Brown, 21, pleaded not guilty to attempted murder and four counts of wanton endangerment. No one was injured during the attack, but a bullet reportedly grazed the back of Greenberg’s sweater. The mayoral candidate, a Democrat, said the suspect walked into his office where he and four other staffers were meeting Monday morning. “When we greeted him, he pulled out a gun, aimed directly at me, and began shooting,” Greenberg told reporters. “The individual closest to the door managed to bravely get the door closed, which we barricaded and the shooter fled the scene.”
Police said Greenberg, who is Jewish, appeared to have been targeted in the shooting. Authorities did not identify a motive for the crime and said they believe Brown acted alone. The alleged attack occurred two months after Brown announced his candidacy for Louisville Metro Council. Among his stated policy goals were “freedom, reparations,” and “full employment.”
Brown had been a student at the University of Louisville, where he was an MLK scholar studying philosophy and Pan-Africanism, a controversial ideological movement whose advocates include Malcolm X, Robert Mugabe, and Muammar Gaddafi. His social media bios called for “the total liberation and unification of Africa under scientific socialism.”

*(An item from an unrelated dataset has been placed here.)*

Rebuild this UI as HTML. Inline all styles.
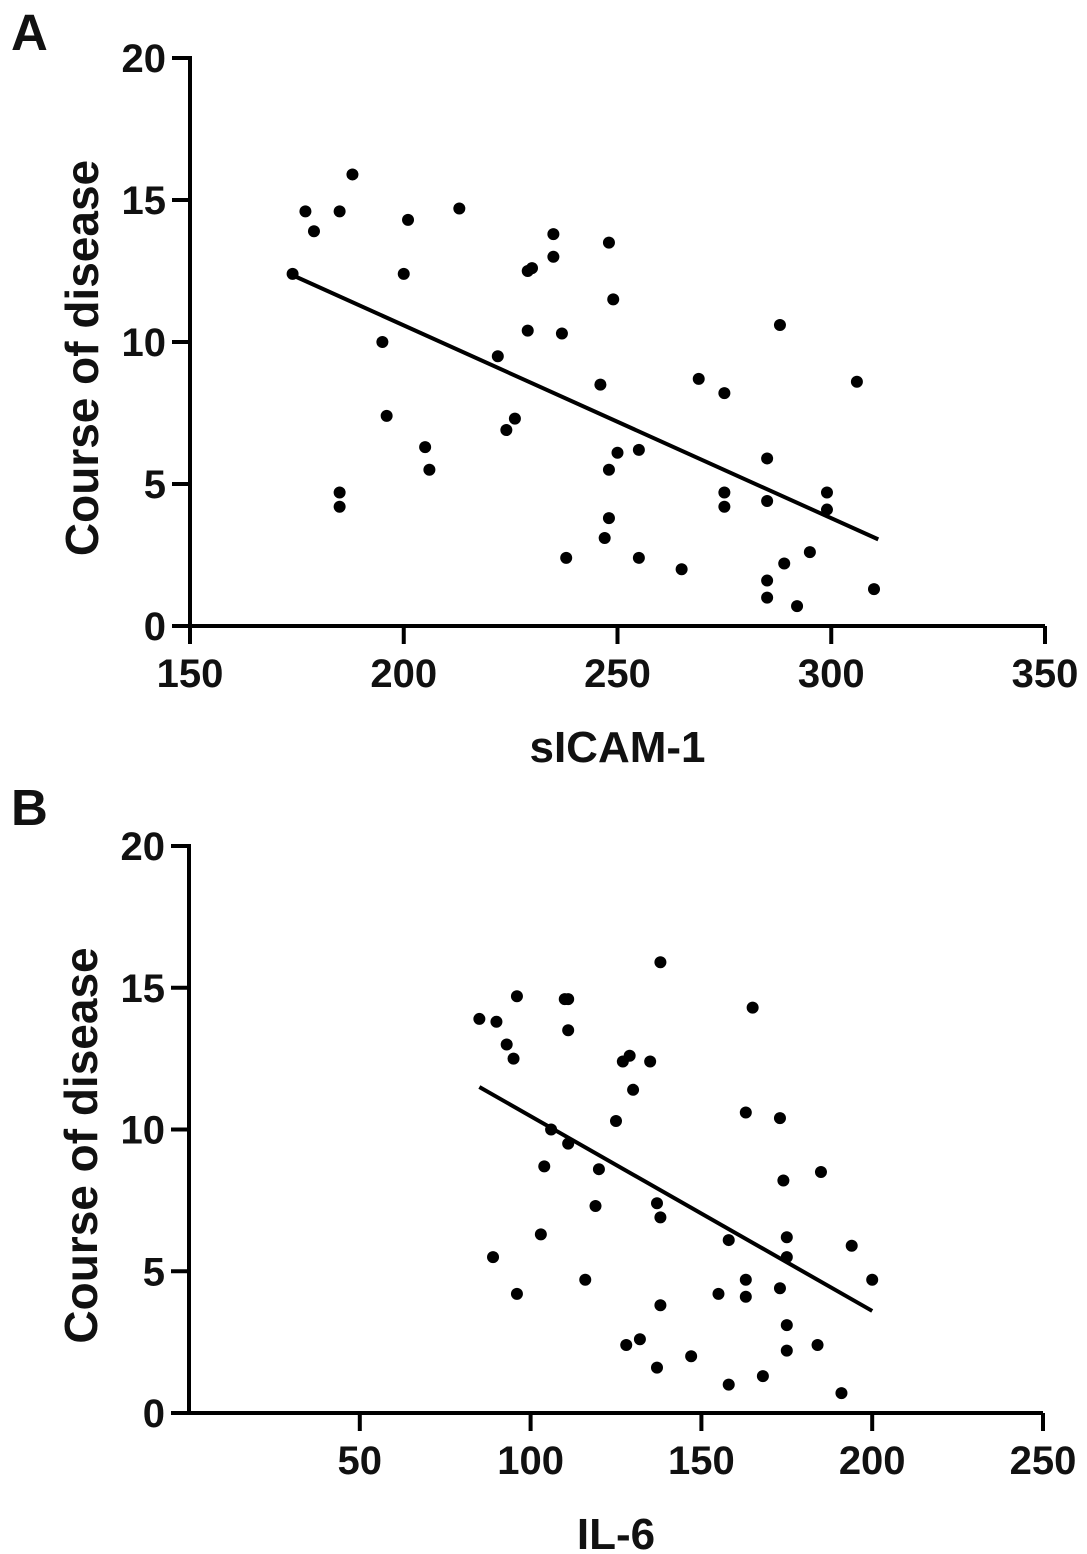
<!DOCTYPE html>
<html><head><meta charset="utf-8"><style>
html,body{margin:0;padding:0;background:#fff;}
svg{display:block;font-family:"Liberation Sans",Arial,sans-serif;font-weight:bold;}
</style></head><body>
<svg id="chart" width="1087" height="1554" viewBox="0 0 1087 1554" xmlns="http://www.w3.org/2000/svg"></svg>
<script>
const xA = [174,177,179,185,188,185,185,195,196,200,201,205,206,213,222,224,226,229,230,229,235,235,237,238,246,247,248,248,248,249,250,255,255,265,269,275,275,275,285,285,285,285,289,288,292,295,299,299,306,310];
const yA = [12.4,14.6,13.9,14.6,15.9,4.7,4.2,10,7.4,12.4,14.3,6.3,5.5,14.7,9.5,6.9,7.3,12.5,12.6,10.4,13.8,13.0,10.3,2.4,8.5,3.1,13.5,5.5,3.8,11.5,6.1,2.4,6.2,2.0,8.7,8.2,4.7,4.2,5.9,4.4,1.6,1.0,2.2,10.6,0.7,2.6,4.7,4.1,8.6,1.3];
const fitA = [[174,12.35],[311,3.05]];
const xB = [85,90,93,95,96,89,96,104,103,106,110,111,111,111,116,120,119,125,127,129,130,128,132,135,137,138,138,137,138,147,155,158,158,163,163,163,165,168,173,173,174,175,175,175,175,184,185,191,194,200];
const yB = [13.9,13.8,13.0,12.5,14.7,5.5,4.2,8.7,6.3,10.0,14.6,14.6,13.5,9.5,4.7,8.6,7.3,10.3,12.4,12.6,11.4,2.4,2.6,12.4,7.4,6.9,3.8,1.6,15.9,2.0,4.2,6.1,1.0,10.6,4.7,4.1,14.3,1.3,10.4,4.4,8.2,6.2,5.5,3.1,2.2,2.4,8.5,0.7,5.9,4.7];
const fitB = [[85,11.5],[200,3.6]];
const yTicks = [0,5,10,15,20];
const xTicksA = [150,200,250,300,350];
const xTicksB = [50,100,150,200,250];

const svg = document.getElementById('chart');
const NS = 'http://www.w3.org/2000/svg';
function mk(tag, attrs, parent){const e=document.createElementNS(NS,tag);for(const k in attrs)e.setAttribute(k,attrs[k]);(parent||svg).appendChild(e);return e;}

function panel(cfg){
  const g = mk('g',{});
  
  
  const sx = v => cfg.x0 + (v - cfg.xmin) / (cfg.xmax - cfg.xmin) * (cfg.x1 - cfg.x0);
  const sy = v => cfg.yb - v / 20 * (cfg.yb - cfg.yt);
  const ya = mk('line',{x1:cfg.x0,y1:cfg.yt-2,x2:cfg.x0,y2:cfg.yb+2,stroke:'#000','stroke-width':4},g);
  
  
  const xa = mk('line',{x1:cfg.x0-2,y1:cfg.yb,x2:cfg.x1,y2:cfg.yb,stroke:'#000','stroke-width':4},g);
  
  
  yTicks.forEach(t=>{
    const y=sy(t);
    const tl=mk('line',{x1:cfg.x0-18,y1:y,x2:cfg.x0,y2:y,stroke:'#000','stroke-width':4},g);
    
    
    const tx=mk('text',{x:cfg.x0-24,y:y+14,'text-anchor':'end','font-size':40,fill:'#111'},g);
    tx.textContent=t;
    
    
  });
  cfg.xticks.forEach(t=>{
    const x=sx(t);
    const tl=mk('line',{x1:x,y1:cfg.yb,x2:x,y2:cfg.yb+18,stroke:'#000','stroke-width':4},g);
    
    
    const tx=mk('text',{x:x,y:cfg.yb+61,'text-anchor':'middle','font-size':40,fill:'#111'},g);
    tx.textContent=t;
    
    
  });
  const yt=mk('text',{x:0,y:0,'text-anchor':'middle','font-size':46,fill:'#111',transform:`translate(${cfg.x0-92},${(cfg.yt+cfg.yb)/2+16}) rotate(-90)`},g);
  yt.textContent='Course of disease';
  
  
  const xt=mk('text',{x:(cfg.x0+cfg.x1)/2,y:cfg.yb+136,'text-anchor':'middle','font-size':44,fill:'#111'},g);
  xt.textContent=cfg.xlabel;
  
  
  const pl=mk('text',{x:11,y:cfg.labelY,'font-size':51,fill:'#111'},g);
  pl.textContent=cfg.letter;
  
  
  cfg.xs.forEach((v,i)=>{
    const c=mk('circle',{cx:sx(v),cy:sy(cfg.ys[i]),r:6,fill:'#000'},g);
    
    
  });
  const f=cfg.fit;
  const ln=mk('line',{x1:sx(f[0][0]),y1:sy(f[0][1]),x2:sx(f[1][0]),y2:sy(f[1][1]),stroke:'#000','stroke-width':4},g);
  
  
}
panel({name:'panel-a-sicam1',x0:190,x1:1045,xmin:150,xmax:350,yt:58,yb:626,xticks:xTicksA,xlabel:'sICAM-1',letter:'A',labelY:50,xs:xA,ys:yA,fit:fitA});
panel({name:'panel-b-il6',x0:189,x1:1043,xmin:0,xmax:250,yt:846,yb:1413,xticks:xTicksB,xlabel:'IL-6',letter:'B',labelY:825,xs:xB,ys:yB,fit:fitB});
</script>
</body></html>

Brown also served as opinion editor for the student newspaper, the Cardinal, and was a former intern and biweekly columnist for the Louisville Courier Journal, where he wrote extensively about how law enforcement and other “institutions in society work together to maintain the status quo of the spectacular Black death.”

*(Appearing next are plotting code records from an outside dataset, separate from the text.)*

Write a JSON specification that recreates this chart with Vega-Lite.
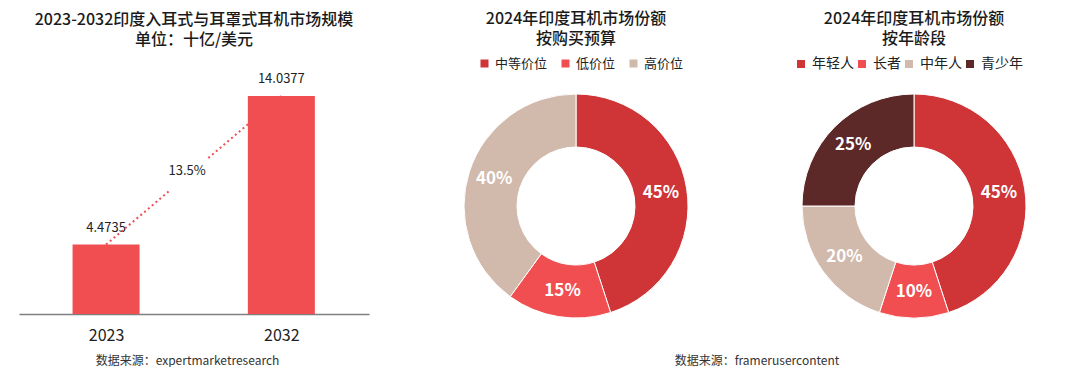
{
  "$schema": "https://vega.github.io/schema/vega-lite/v6.json",
  "background": "white",
  "padding": {"left": 19, "top": 11, "right": 0, "bottom": 0},
  "config": {
    "font": "Noto Sans CJK SC",
    "view": {"stroke": null},
    "title": {"fontSize": 16, "fontWeight": 500, "color": "#1a1a1a", "lineHeight": 20, "anchor": "middle"},
    "legend": {"labelFont": "Noto Sans CJK SC"}
  },
  "spacing": 57,
  "hconcat": [
    {
      "width": 350,
      "height": 220,
      "title": {"text": ["2023-2032印度入耳式与耳罩式耳机市场规模", "单位：十亿/美元"], "offset": 25, "lineHeight": 20},
      "data": {"values": [
        {"year": 2023, "value": 4.4735, "label": "4.4735"},
        {"year": 2032, "value": 14.0377, "label": "14.0377"}
      ]},
      "layer": [
        {
          "mark": {"type": "bar", "size": 67, "color": "#F04E51"},
          "encoding": {
            "x": {"field": "year", "type": "quantitative",
              "scale": {"domain": [2018.53, 2036.5], "nice": false, "zero": false, "padding": 0},
              "axis": {"values": [2023, 2032], "format": "d", "grid": false, "ticks": false,
                "labelFontSize": 16, "labelColor": "#222", "labelPadding": 13,
                "domainColor": "#7f7f7f", "domainWidth": 1.5,
                "title": "数据来源：expertmarketresearch", "titleFontSize": 12, "titleFontWeight": "normal",
                "titleColor": "#333", "titlePadding": 12, "titleX": 168}},
            "y": {"field": "value", "type": "quantitative", "scale": {"domain": [0, 14.167], "nice": false}, "axis": null}
          }
        },
        {
          "mark": {"type": "text", "dy": -17, "fontSize": 13, "color": "#222"},
          "encoding": {
            "x": {"field": "year", "type": "quantitative"},
            "y": {"field": "value", "type": "quantitative"},
            "text": {"field": "label"}
          }
        },
        {
          "data": {"values": [
            {"x": 2023, "y": 4.4735, "x2": 2026.25, "y2": 7.93},
            {"x": 2028.25, "y": 10.05, "x2": 2032, "y2": 14.0377}
          ]},
          "mark": {"type": "rule", "color": "#F04E51", "strokeDash": [2, 3], "strokeWidth": 2},
          "encoding": {
            "x": {"field": "x", "type": "quantitative"},
            "y": {"field": "y", "type": "quantitative"},
            "x2": {"field": "x2"},
            "y2": {"field": "y2"}
          }
        },
        {
          "data": {"values": [{"x": 2027.16, "y": 9.21, "label": "13.5%"}]},
          "mark": {"type": "text", "fontSize": 13, "color": "#222"},
          "encoding": {
            "x": {"field": "x", "type": "quantitative"},
            "y": {"field": "y", "type": "quantitative"},
            "text": {"field": "label"}
          }
        }
      ]
    },
    {
      "spacing": 38,
      "title": {"text": "数据来源：framerusercontent", "orient": "bottom", "fontSize": 12, "fontWeight": "normal", "color": "#333", "offset": 36, "dx": 12},
      "resolve": {"scale": {"color": "independent", "theta": "independent"}, "legend": {"color": "independent"}},
      "hconcat": [
        {
          "width": 300,
          "height": 224,
          "title": {"text": ["2024年印度耳机市场份额", "按购买预算"], "offset": 10, "lineHeight": 20},
          "data": {"values": [
            {"category": "中等价位", "share": 45, "order": 1, "label": "45%"},
            {"category": "低价位", "share": 15, "order": 2, "label": "15%"},
            {"category": "高价位", "share": 40, "order": 3, "label": "40%"}
          ]},
          "encoding": {
            "theta": {"field": "share", "type": "quantitative", "stack": true},
            "order": {"field": "order", "type": "quantitative"}
          },
          "layer": [
            {
              "mark": {"type": "arc", "outerRadius": 112, "innerRadius": 59, "stroke": "white", "strokeWidth": 1},
              "encoding": {
                "color": {"field": "category", "type": "nominal",
                  "scale": {"domain": ["中等价位", "低价位", "高价位"], "range": ["#CF3437", "#F04E51", "#D1BAAC"]},
                  "legend": {"orient": "none", "legendX": 52, "legendY": -37, "direction": "horizontal",
                    "gridAlign": "none",
                    "symbolType": "square", "symbolSize": 64, "symbolStrokeWidth": 0, "labelFontSize": 13,
                    "labelColor": "#222", "title": null, "columnPadding": 11, "labelOffset": 4}}
              }
            },
            {
              "mark": {"type": "text", "radius": 86, "fontSize": 17, "fontWeight": "bold", "color": "white"},
              "encoding": {"text": {"field": "label"}}
            }
          ]
        },
        {
          "width": 300,
          "height": 224,
          "title": {"text": ["2024年印度耳机市场份额", "按年龄段"], "offset": 10, "lineHeight": 20},
          "data": {"values": [
            {"category": "年轻人", "share": 45, "order": 1, "label": "45%"},
            {"category": "长者", "share": 10, "order": 2, "label": "10%"},
            {"category": "中年人", "share": 20, "order": 3, "label": "20%"},
            {"category": "青少年", "share": 25, "order": 4, "label": "25%"}
          ]},
          "encoding": {
            "theta": {"field": "share", "type": "quantitative", "stack": true},
            "order": {"field": "order", "type": "quantitative"}
          },
          "layer": [
            {
              "mark": {"type": "arc", "outerRadius": 112, "innerRadius": 59, "stroke": "white", "strokeWidth": 1},
              "encoding": {
                "color": {"field": "category", "type": "nominal",
                  "scale": {"domain": ["年轻人", "长者", "中年人", "青少年"], "range": ["#CF3437", "#F04E51", "#D1BAAC", "#5C2828"]},
                  "legend": {"orient": "none", "legendX": 30, "legendY": -37, "direction": "horizontal",
                    "gridAlign": "none",
                    "symbolType": "square", "symbolSize": 64, "symbolStrokeWidth": 0, "labelFontSize": 14,
                    "labelColor": "#222", "title": null, "columnPadding": 1, "labelOffset": 4}}
              }
            },
            {
              "mark": {"type": "text", "radius": 86, "fontSize": 17, "fontWeight": "bold", "color": "white"},
              "encoding": {"text": {"field": "label"}}
            }
          ]
        }
      ]
    }
  ]
}
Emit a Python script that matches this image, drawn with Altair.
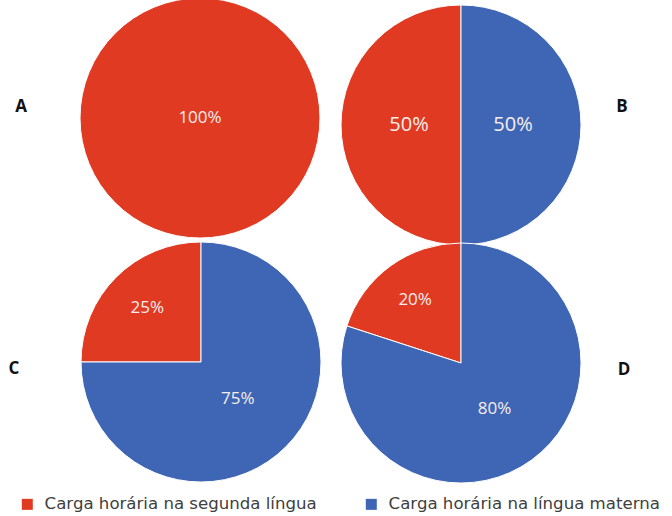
import altair as alt
import pandas as pd

pies = ["A", "B", "C", "D"]
segunda = [100, 50, 25, 20]
materna = [0, 50, 75, 80]
S1 = "Carga horária na segunda língua"
S2 = "Carga horária na língua materna"
series = [S1, S2]
colors = ["#E03A22", "#3F66B4"]

rows = []
for p, a, b in zip(pies, segunda, materna):
    rows.append({"pie": p, "serie": S1, "value": a})
    rows.append({"pie": p, "serie": S2, "value": b})
df = pd.DataFrame(rows)

centers = {"A": (200, 118), "B": (461, 125), "C": (201, 362), "D": (461, 363)}
label_r = {"A": (0, 0), "B": (53, 52), "C": (76, 52), "D": (78, 57)}
label_size = {"A": 17, "B": 20, "C": 17, "D": 17}
letter_pos = {"A": (21, 107), "B": (622, 107), "C": (14, 369), "D": (624, 370)}
R = 120

color = alt.Color(
    "serie:N",
    scale=alt.Scale(domain=series, range=colors),
    legend=alt.Legend(
        title=None, orient="none", legendX=19, legendY=496, direction="horizontal",
        symbolType="square", symbolSize=121, symbolStrokeWidth=0, labelFontSize=16.6,
        labelFont="DejaVu Sans", labelColor="#404040", labelLimit=400, columnPadding=46,
        labelOffset=9, padding=0, symbolOpacity=1,
    ),
)

layers = []
for p in pies:
    cx, cy = centers[p]
    base = (
        alt.Chart(df)
        .transform_filter(alt.datum.pie == p)
        .transform_filter(alt.datum.value > 0)
        .transform_calculate(ord=f"datum.serie == '{S2}' ? 0 : 1", label="datum.value + '%'")
    )
    arc = base.mark_arc(outerRadius=R, stroke="white", strokeWidth=1).encode(
        theta=alt.Theta("value:Q", stack=True),
        color=color,
        order=alt.Order("ord:Q"),
        x=alt.value(cx),
        y=alt.value(cy),
    )
    layers.append(arc)
    rs, rl = label_r[p]
    for rad, test in [(rs, "datum.value < 50"), (rl, "datum.value >= 50")]:
        txt = base.mark_text(radius=rad, fontSize=label_size[p], font="Open Sans", color="#F7EEEE").encode(
            theta=alt.Theta("value:Q", stack=True),
            order=alt.Order("ord:Q"),
            text=alt.condition(test, alt.Text("label:N"), alt.value("")),
            x=alt.value(cx),
            y=alt.value(cy),
        )
        layers.append(txt)

letters_df = pd.DataFrame({"letter": pies})
for p in pies:
    lx, ly = letter_pos[p]
    layers.append(
        alt.Chart(letters_df)
        .transform_filter(alt.datum.letter == p)
        .mark_text(fontSize=17, fontWeight="bold", font="Open Sans", color="#111111")
        .encode(text="letter:N", x=alt.value(lx), y=alt.value(ly))
    )

chart = (
    alt.layer(*layers)
    .properties(width=672, height=516, padding=0, autosize="none", background="white")
    .configure_view(stroke=None)
)
chart.save("out.html", embed_options={"renderer": "svg", "actions": False})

An active participant in the so-called racial justice protests of 2020, Brown’s journalistic output and social media posts reflect a radicalized individual who was skeptical of representative democracy and believed Marxist revolution was the most viable path to achieving racial justice.
Days before the alleged attack, Brown urged his followers to join the Lion of Judah Armed Forces, a black supremacist militia whose ideas are aligned with those of the Black Hebrew Israelite movement. Adherents of the latter group were charged in the 2019 murders of four Jewish people at a kosher supermarket in Jersey City, N.J., which authorities described as a “targeted attack.”
Years earlier, Brown was embraced by mainstream journalists and Democratic Party leaders. He appeared alongside Joy Reid during an MSNBC panel in 2018, in which he called for “common-sense gun reform.” He posed for photos with Rev. Al Sharpton, a notorious anti-Semite. The Obama Foundation recognized him as a “rising face” as part of the former president’s “My Brother’s Keeper” program, and he was one of 22 students selected to attend the inaugural MBK Rising! Summit in 2019.